GIVEN EXERCISE =
Check every line in the records below for the word "this" and report how many have it, nothing more.

RECORDS SUPPLIED =
::::::

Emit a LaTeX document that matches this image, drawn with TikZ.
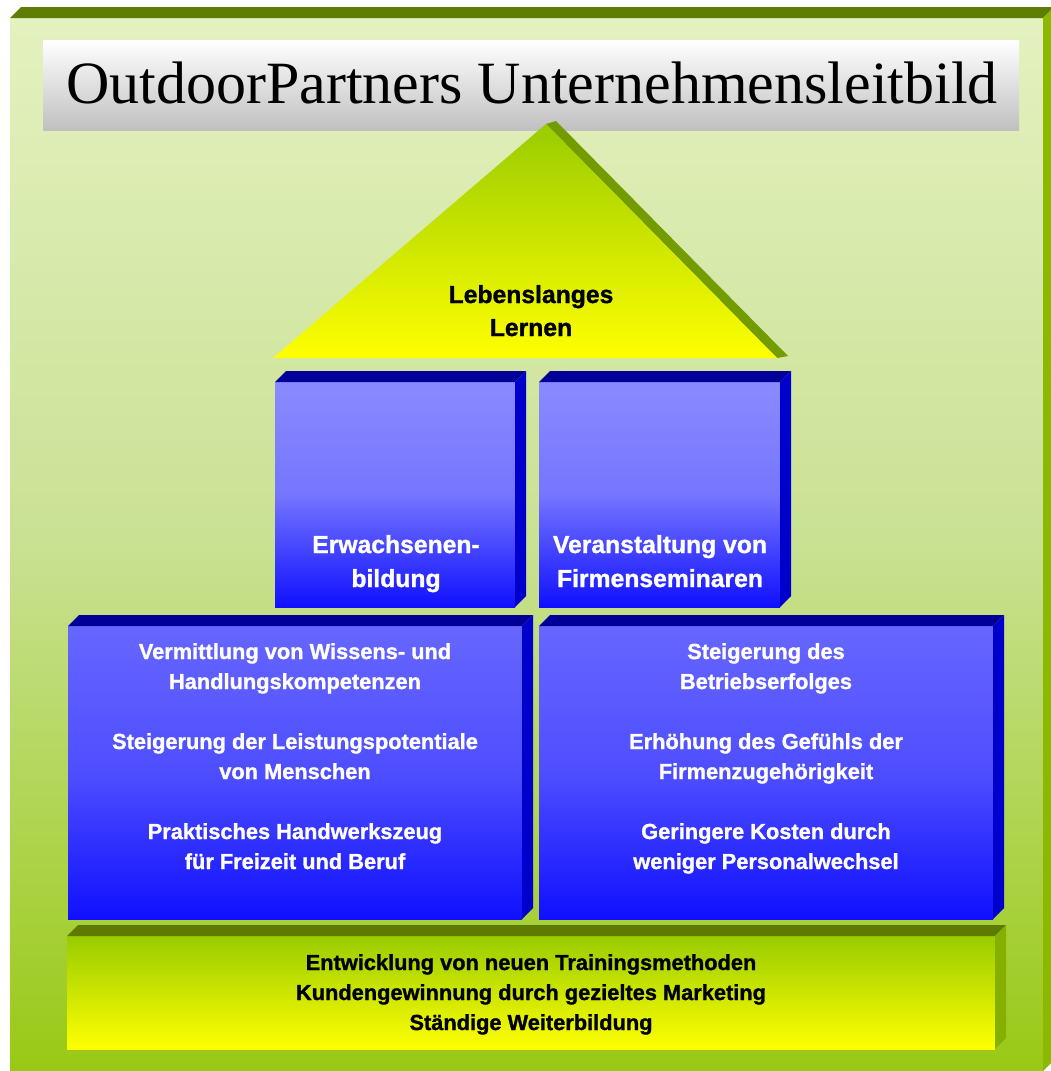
\documentclass[tikz,border=0pt]{standalone}
\usepackage{fontspec}
\setmainfont{Liberation Serif}
\newfontfamily\lsans{Liberation Sans}[UprightFont=*-Bold, FakeBold=1.2]
\usepackage{graphicx}
\definecolor{frameTop}{HTML}{E4F1C0}
\definecolor{frameMid}{HTML}{C9E193}
\definecolor{frameBot}{HTML}{99C915}
\definecolor{frameLid}{HTML}{5F7D00}
\definecolor{frameSide}{HTML}{8CB800}
\definecolor{titleBot}{HTML}{C0C0C0}
\definecolor{greenTop}{HTML}{99CC00}
\definecolor{yellowBot}{HTML}{FFFF00}
\definecolor{oliveLid}{HTML}{5F7A00}
\definecolor{oliveSide}{HTML}{86B000}
\definecolor{roofEdge}{HTML}{739C00}
\definecolor{blueLid}{HTML}{000099}
\definecolor{blueSide}{HTML}{0000CC}
\definecolor{upTop}{HTML}{8A8AFF}
\definecolor{upMid}{HTML}{7575FF}
\definecolor{loTop}{HTML}{6666FF}
\definecolor{loMid}{HTML}{4E4EFF}
\definecolor{blueBot}{HTML}{1010FF}
\newcommand\drawextrusion[5]{%
  \fill[#4] (#1.north west) -- ++(#2,#3) -- ([shift={(#2,#3)}]#1.north east) -- (#1.north east) -- cycle;
  \fill[#5] (#1.north east) -- ++(#2,#3) -- ([shift={(#2,#3)}]#1.south east) -- (#1.south east) -- cycle;}
\begin{document}
\begin{tikzpicture}[x=1pt,y=-1pt,
  face/.style={inner sep=0pt, outer sep=0pt, draw=none},
  upbox/.style={face, minimum width=240pt, minimum height=225pt, top color=upTop, bottom color=blueBot, middle color=upMid},
  lowbox/.style={face, minimum width=454pt, minimum height=293pt, top color=loTop, bottom color=blueBot, middle color=loMid},
  wtext/.style={anchor=base, align=center, inner sep=0pt, text=white, font=\lsans\fontsize{24.7}{34}\selectfont},
  ltext/.style={anchor=base, align=center, inner sep=0pt, text=white, font=\lsans\fontsize{21.8}{30}\selectfont},
  btext/.style={anchor=base, align=center, inner sep=0pt, text=black, font=\lsans\fontsize{21.8}{30}\selectfont}]
\useasboundingbox (0,0) rectangle (1051,1071);
\fill[white] (0,0) rectangle (1051,1071);
% outer frame
\node[face, minimum width=1033pt, minimum height=1053pt, top color=frameTop, bottom color=frameBot, middle color=frameMid] (frame) at (526.5,544.5) {};
\drawextrusion{frame}{11}{-11}{frameLid}{frameSide}
% title
\node[face, minimum width=976pt, minimum height=90pt, top color=white, bottom color=titleBot] (title) at (531,85) {};
\node[anchor=base, inner sep=0pt, font=\fontsize{60}{60}\selectfont] (titletext) at (532,103) {OutdoorPartners Unternehmensleitbild};
% roof
\coordinate (apex) at (546,124);
\coordinate (roofL) at (273,358);
\coordinate (roofR) at (777,358);
\fill[roofEdge] (apex) -- ++(10,-3) -- ([shift={(11,-2)}]roofR) -- (roofR) -- cycle;
\shade[top color=greenTop, bottom color=yellowBot] (apex) -- (roofL) -- (roofR) -- cycle;
\node[anchor=base, align=center, inner sep=0pt, font=\lsans\fontsize{24.7}{33}\selectfont] (rooftext) at (531,336) {Lebenslanges\\Lernen};
% upper boxes
\node[upbox] (erw) at (395,494.5) {};
\drawextrusion{erw}{11}{-11}{blueLid}{blueSide}
\node[wtext] (erwtext) at (396,587) {Erwachsenen-\\bildung};
\node[upbox, minimum width=241pt] (ver) at (659.5,494.5) {};
\drawextrusion{ver}{11}{-11}{blueLid}{blueSide}
\node[wtext] (vertext) at (660,587) {Veranstaltung von\\Firmenseminaren};
% lower boxes
\node[lowbox] (left) at (295,772.5) {};
\drawextrusion{left}{11}{-11}{blueLid}{blueSide}
\node[ltext] (lefttext) at (295,869) {Vermittlung von Wissens- und\\Handlungskompetenzen\\[30pt]Steigerung der Leistungspotentiale\\von Menschen\\[30pt]Praktisches Handwerkszeug\\für Freizeit und Beruf};
\node[lowbox] (right) at (766,772.5) {};
\drawextrusion{right}{11}{-11}{blueLid}{blueSide}
\node[ltext] (righttext) at (766,869) {Steigerung des\\Betriebserfolges\\[30pt]Erhöhung des Gefühls der\\Firmenzugehörigkeit\\[30pt]Geringere Kosten durch\\weniger Personalwechsel};
% base bar
\node[face, minimum width=928pt, minimum height=113pt, top color=greenTop, bottom color=yellowBot] (bar) at (531,992.5) {};
\drawextrusion{bar}{11}{-11}{oliveLid}{oliveSide}
\node[btext] (bartext) at (531,1030) {Entwicklung von neuen Trainingsmethoden\\Kundengewinnung durch gezieltes Marketing\\Ständige Weiterbildung};
\end{tikzpicture}
\end{document}
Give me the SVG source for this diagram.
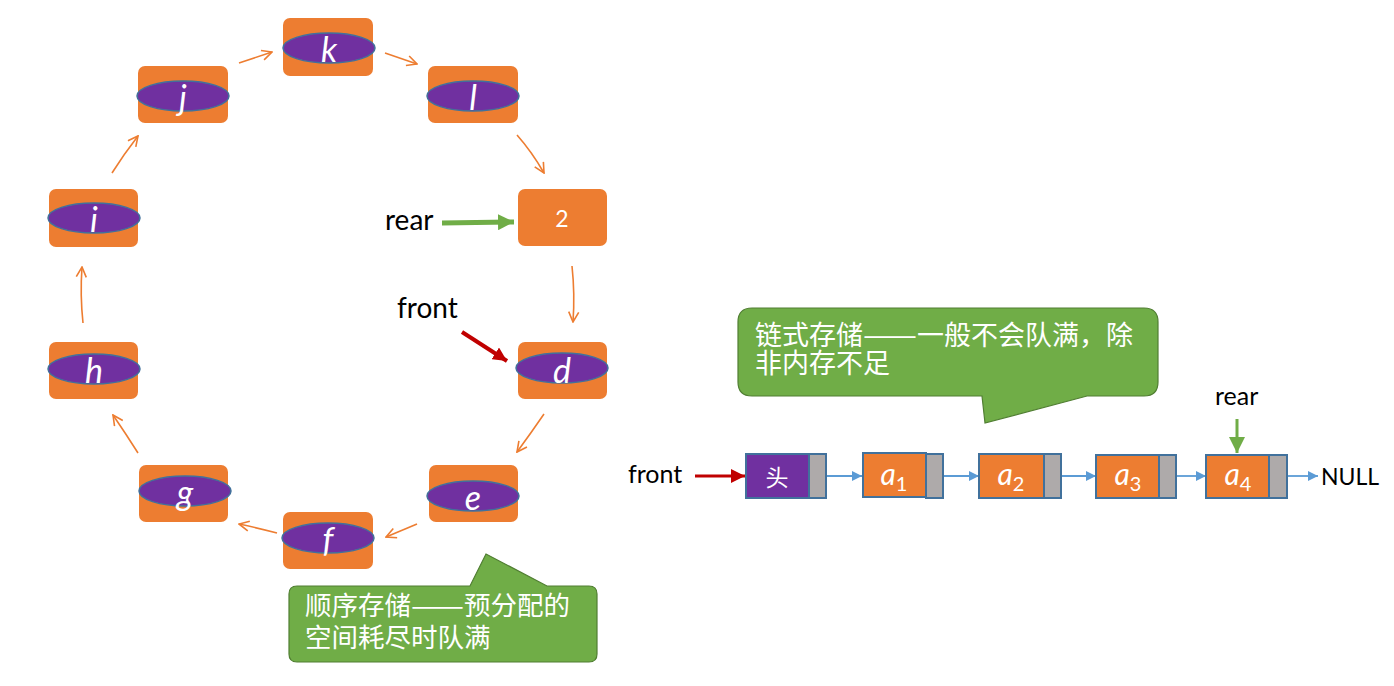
<svg xmlns="http://www.w3.org/2000/svg" width="1394" height="686" viewBox="0 0 1394 686">
<style>
.box{fill:#ED7D31;}
.ell{fill:#7030A0;stroke:#41719C;stroke-width:1.5;}
.lt{font-family:Lato,"Open Sans",sans-serif;font-style:italic;font-size:34px;fill:#fff;text-anchor:middle;}
.lbl{font-family:Lato,"Open Sans",sans-serif;font-size:28px;fill:#000;}
.lbl2{font-family:Lato,"Open Sans",sans-serif;font-size:25px;fill:#000;}
.con{fill:none;stroke:#ED7D31;stroke-width:1.6;}
.blue{fill:none;stroke:#5B9BD5;stroke-width:1.8;}
.cell{stroke:#41719C;stroke-width:2;}
.gray{fill:#AEAAAA;stroke:#41719C;stroke-width:2;}
.cjk{font-family:"Noto Sans CJK SC",sans-serif;font-size:26.5px;fill:#fff;}
.cjk2{font-family:"Noto Sans CJK SC",sans-serif;font-size:27px;fill:#fff;}
.call{fill:#70AD47;stroke:#507E32;stroke-width:1.2;}
.sub{font-family:Lato,"Open Sans",sans-serif;font-size:30px;fill:#fff;text-anchor:middle;font-style:italic;}
.idx{font-size:20px;font-style:normal;}
</style>
<defs>
<marker id="open" viewBox="0 0 12 12" refX="11" refY="6" markerWidth="12" markerHeight="12" markerUnits="userSpaceOnUse" orient="auto">
<path d="M1,1 L11,6 L1,11" fill="none" stroke="#ED7D31" stroke-width="1.6"/>
</marker>
<marker id="bl" viewBox="0 0 10 10" refX="10" refY="5" markerWidth="10" markerHeight="10" markerUnits="userSpaceOnUse" orient="auto">
<path d="M0,0 L10,5 L0,10 Z" fill="#5B9BD5"/>
</marker>
<marker id="gr" viewBox="0 0 10 10" refX="10" refY="5" markerWidth="16" markerHeight="16" markerUnits="userSpaceOnUse" orient="auto">
<path d="M0,0 L10,5 L0,10 Z" fill="#70AD47"/>
</marker>
<marker id="rd" viewBox="0 0 10 10" refX="10" refY="5" markerWidth="14" markerHeight="14" markerUnits="userSpaceOnUse" orient="auto">
<path d="M0,0 L10,5 L0,10 Z" fill="#C00000"/>
</marker>
</defs>

<g id="node-k"><rect class="box" x="283" y="18" width="90" height="58" rx="7"/><ellipse class="ell" cx="329" cy="48" rx="46" ry="15"/><text class="lt" x="329" y="62">k</text></g>
<g id="node-j"><rect class="box" x="138" y="66" width="90" height="57" rx="7"/><ellipse class="ell" cx="183" cy="96" rx="46" ry="15"/><text class="lt" x="183" y="110">j</text></g>
<g id="node-l"><rect class="box" x="428" y="66" width="90" height="57" rx="7"/><ellipse class="ell" cx="473" cy="96" rx="46" ry="15"/><text class="lt" x="473" y="110">l</text></g>
<g id="node-2"><rect class="box" x="518" y="189" width="89" height="57" rx="7"/><text x="562" y="227" font-family="Lato,'Open Sans',sans-serif" font-size="23" fill="#fff" text-anchor="middle">2</text></g>
<g id="node-d"><rect class="box" x="518" y="342" width="89" height="57" rx="7"/><ellipse class="ell" cx="562" cy="368" rx="46" ry="15"/><text class="lt" x="562" y="383">d</text></g>
<g id="node-e"><rect class="box" x="429" y="465" width="89" height="57" rx="7"/><ellipse class="ell" cx="473" cy="496" rx="46" ry="15"/><text class="lt" x="473" y="510">e</text></g>
<g id="node-f"><rect class="box" x="283" y="512" width="90" height="57" rx="7"/><ellipse class="ell" cx="328" cy="538" rx="46" ry="15"/><text class="lt" x="328" y="552">f</text></g>
<g id="node-g"><rect class="box" x="139" y="465" width="89" height="57" rx="7"/><ellipse class="ell" cx="185" cy="491" rx="46" ry="15"/><text class="lt" x="185" y="505">g</text></g>
<g id="node-h"><rect class="box" x="49" y="342" width="89" height="57" rx="7"/><ellipse class="ell" cx="94" cy="369" rx="46" ry="15"/><text class="lt" x="94" y="383">h</text></g>
<g id="node-i"><rect class="box" x="49" y="189" width="89" height="58" rx="7"/><ellipse class="ell" cx="94" cy="218" rx="46" ry="15"/><text class="lt" x="94" y="232">i</text></g>

<g id="connectors">
<path class="con" d="M239,63 L272,52" marker-end="url(#open)"/>
<path class="con" d="M385,53 L417,64" marker-end="url(#open)"/>
<path class="con" d="M517,135 Q532,152 544,173" marker-end="url(#open)"/>
<path class="con" d="M572,266 Q575,294 573,322" marker-end="url(#open)"/>
<path class="con" d="M544,414 Q531,433 517,452" marker-end="url(#open)"/>
<path class="con" d="M417,524 L386,537" marker-end="url(#open)"/>
<path class="con" d="M277,533 Q258,528 239,524" marker-end="url(#open)"/>
<path class="con" d="M138,453 Q126,434 113,415" marker-end="url(#open)"/>
<path class="con" d="M83,323 Q80,295 82,267" marker-end="url(#open)"/>
<path class="con" d="M112,173 Q124,154 138,136" marker-end="url(#open)"/>
<path d="M442,223 L514,222" fill="none" stroke="#70AD47" stroke-width="5" marker-end="url(#gr)"/>
<path d="M462,332 L507,361" fill="none" stroke="#C00000" stroke-width="4" marker-end="url(#rd)"/>
<path d="M695,476 L745,476" fill="none" stroke="#C00000" stroke-width="3" marker-end="url(#rd)"/>
<path class="blue" d="M826,476 L862,476" marker-end="url(#bl)"/>
<path class="blue" d="M943,476 L979,476" marker-end="url(#bl)"/>
<path class="blue" d="M1061,476 L1096,476" marker-end="url(#bl)"/>
<path class="blue" d="M1176,476 L1206,476" marker-end="url(#bl)"/>
<path class="blue" d="M1287,476 L1318,476" marker-end="url(#bl)"/>
<path d="M1237,419 L1237,453" fill="none" stroke="#70AD47" stroke-width="3" marker-end="url(#gr)"/>
</g>

<text class="lbl" x="385" y="230">rear</text>
<text class="lbl" x="397" y="318">front</text>

<g id="callout-seq">
<path class="call" d="M297,586 L470,586 L486,554 L547,586 L589,586 Q597,586 597,594 L597,654 Q597,662 589,662 L297,662 Q289,662 289,654 L289,594 Q289,586 297,586 Z"/>
<text class="cjk" x="305" y="615">顺序存储<tspan x="411" textLength="53" lengthAdjust="spacingAndGlyphs">——</tspan><tspan x="464">预分配的</tspan></text>
<text class="cjk" x="305" y="647">空间耗尽时队满</text>
</g>

<g id="callout-link">
<path class="call" d="M752,308 L1144,308 Q1158,308 1158,322 L1158,382 Q1158,396 1144,396 L1087,396 L985,423 L982,396 L752,396 Q738,396 738,382 L738,322 Q738,308 752,308 Z"/>
<text class="cjk2" x="755" y="345">链式存储<tspan x="863" textLength="54" lengthAdjust="spacingAndGlyphs">——</tspan><tspan x="917">一般不会队满，除</tspan></text>
<text class="cjk2" x="755" y="373">非内存不足</text>
</g>

<text class="lbl2" x="628" y="483">front</text>
<text class="lbl2" x="1215" y="405">rear</text>
<text class="lbl2" x="1321" y="485" style="font-size:23px">NULL</text>

<g id="node-head"><rect class="cell" x="746" y="454" width="63" height="44" fill="#7030A0"/><rect class="gray" x="809" y="454" width="17" height="44"/><text x="777" y="486" font-family="'Noto Sans CJK SC',sans-serif" font-size="23" fill="#fff" text-anchor="middle">头</text></g>
<g id="node-a1"><rect class="cell" x="863" y="453" width="63" height="44" fill="#ED7D31"/><rect class="gray" x="926" y="454" width="17" height="44"/><text class="sub" x="894" y="485">a<tspan class="idx" dy="6">1</tspan></text></g>
<g id="node-a2"><rect class="cell" x="979" y="454" width="65" height="44" fill="#ED7D31"/><rect class="gray" x="1044" y="454" width="17" height="44"/><text class="sub" x="1011" y="485">a<tspan class="idx" dy="6">2</tspan></text></g>
<g id="node-a3"><rect class="cell" x="1096" y="455" width="63" height="43" fill="#ED7D31"/><rect class="gray" x="1159" y="455" width="17" height="43"/><text class="sub" x="1128" y="485">a<tspan class="idx" dy="6">3</tspan></text></g>
<g id="node-a4"><rect class="cell" x="1206" y="455" width="63" height="43" fill="#ED7D31"/><rect class="gray" x="1269" y="455" width="18" height="43"/><text class="sub" x="1238" y="485">a<tspan class="idx" dy="6">4</tspan></text></g>
</svg>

::::::

FINAL RESULT =
2